◆ **What to produce**
Produce an exact copy of all the data below, dropping every image.

◆ **Extracted entries**
□ □ □ □ □ □ □
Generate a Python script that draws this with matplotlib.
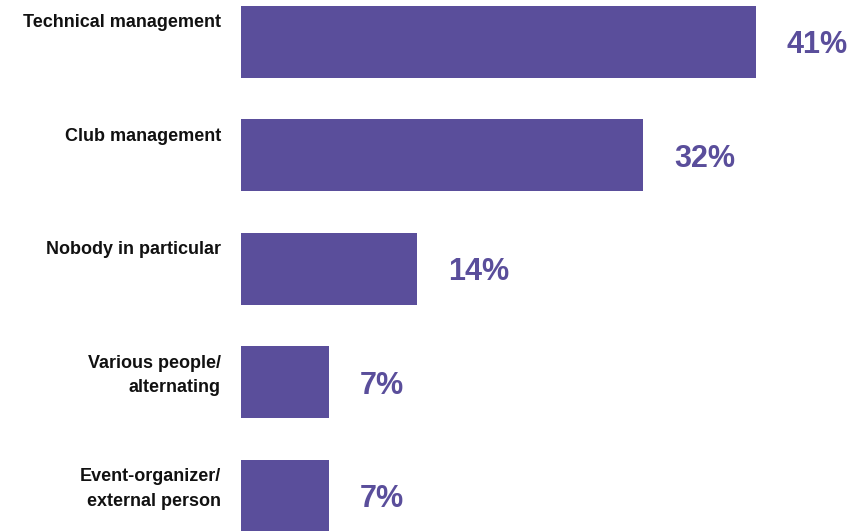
import matplotlib.pyplot as plt

# data
labels = ['Technical management', 'Club management', 'Nobody in particular',
          'Various people/\nalternating', 'Event-organizer/\nexternal person']
values = [41, 32, 14, 7, 7]

bar_color = '#5a4e9b'

fig = plt.figure(figsize=(8.56, 5.31), dpi=100)
ax = fig.add_axes([241 / 856, 0, 1 - 241 / 856, 1])

pos = list(range(len(values)))
ax.barh(pos, values, height=0.635, color=bar_color)

ax.set_xlim(0, 615 / 12.55)
ax.set_ylim(4.31, -0.37)
ax.axis('off')

for i, (lab, v) in enumerate(zip(labels, values)):
    ax.text(-1.6, i - 0.245, lab, ha='right', va='top', fontsize=13,
            fontweight='bold', family='Liberation Sans', linespacing=1.6,
            color='#111111', clip_on=False)
    ax.text(v + 2.5, i + 0.03, f'{v}%', ha='left', va='center', fontsize=22,
            fontweight='bold', family='Liberation Sans', color=bar_color)

plt.savefig('out.png', dpi=100)
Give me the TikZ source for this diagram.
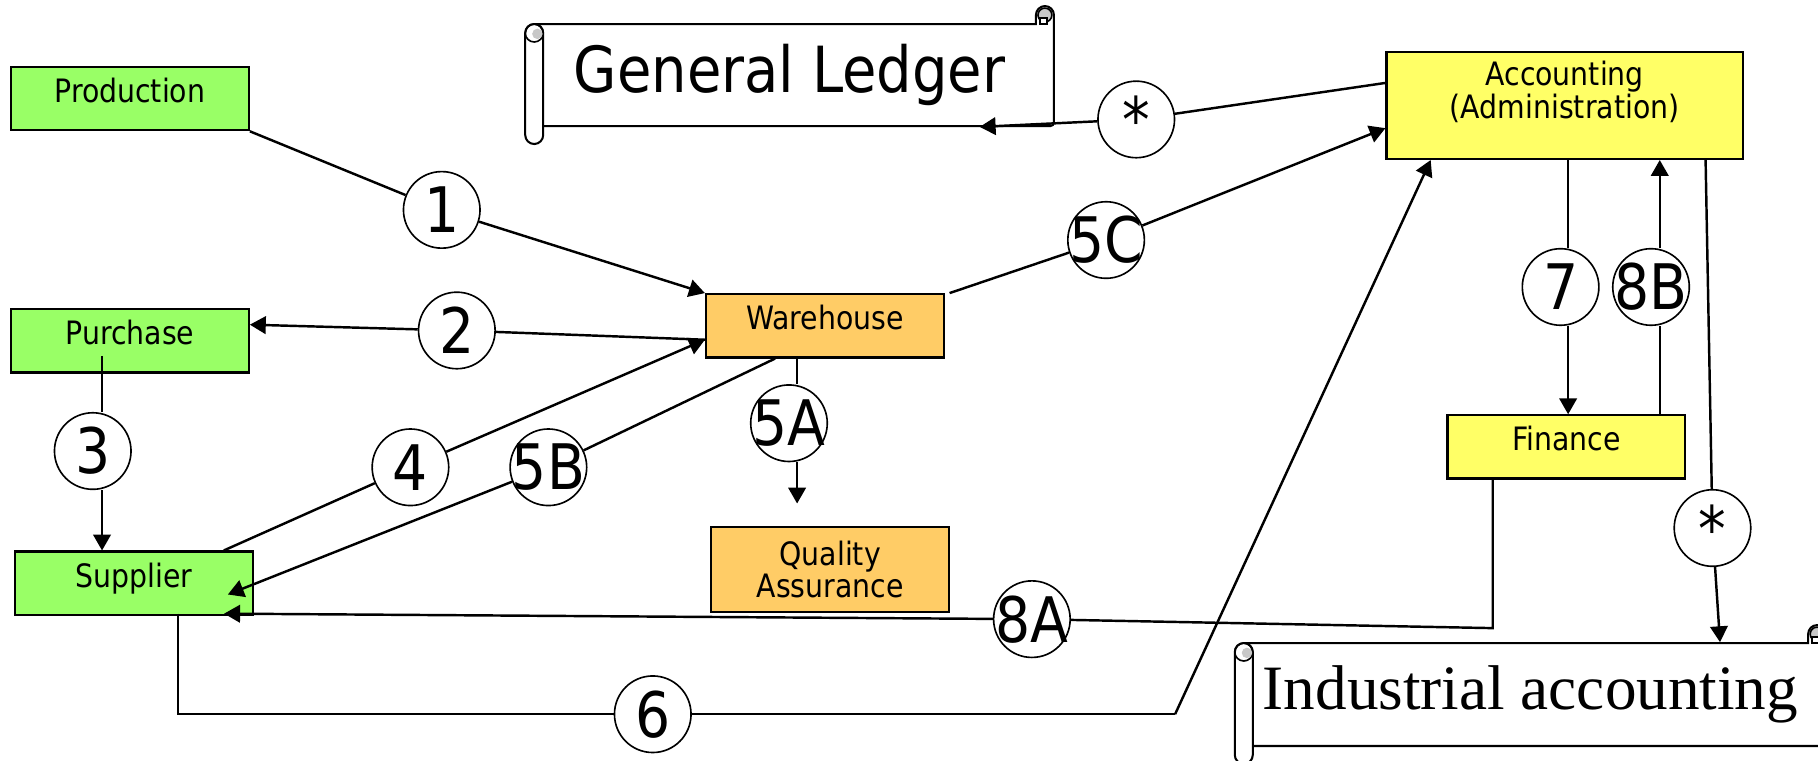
□ □ □ □ □ □ □
◆ **Solution below**
Generate a Python script that draws this with matplotlib.
import matplotlib.pyplot as plt

# data
labels = ['Technical management', 'Club management', 'Nobody in particular',
          'Various people/\nalternating', 'Event-organizer/\nexternal person']
values = [41, 32, 14, 7, 7]

bar_color = '#5a4e9b'

fig = plt.figure(figsize=(8.56, 5.31), dpi=100)
ax = fig.add_axes([241 / 856, 0, 1 - 241 / 856, 1])

pos = list(range(len(values)))
ax.barh(pos, values, height=0.635, color=bar_color)

ax.set_xlim(0, 615 / 12.55)
ax.set_ylim(4.31, -0.37)
ax.axis('off')

for i, (lab, v) in enumerate(zip(labels, values)):
    ax.text(-1.6, i - 0.245, lab, ha='right', va='top', fontsize=13,
            fontweight='bold', family='Liberation Sans', linespacing=1.6,
            color='#111111', clip_on=False)
    ax.text(v + 2.5, i + 0.03, f'{v}%', ha='left', va='center', fontsize=22,
            fontweight='bold', family='Liberation Sans', color=bar_color)

plt.savefig('out.png', dpi=100)
Give me the TikZ source for this diagram.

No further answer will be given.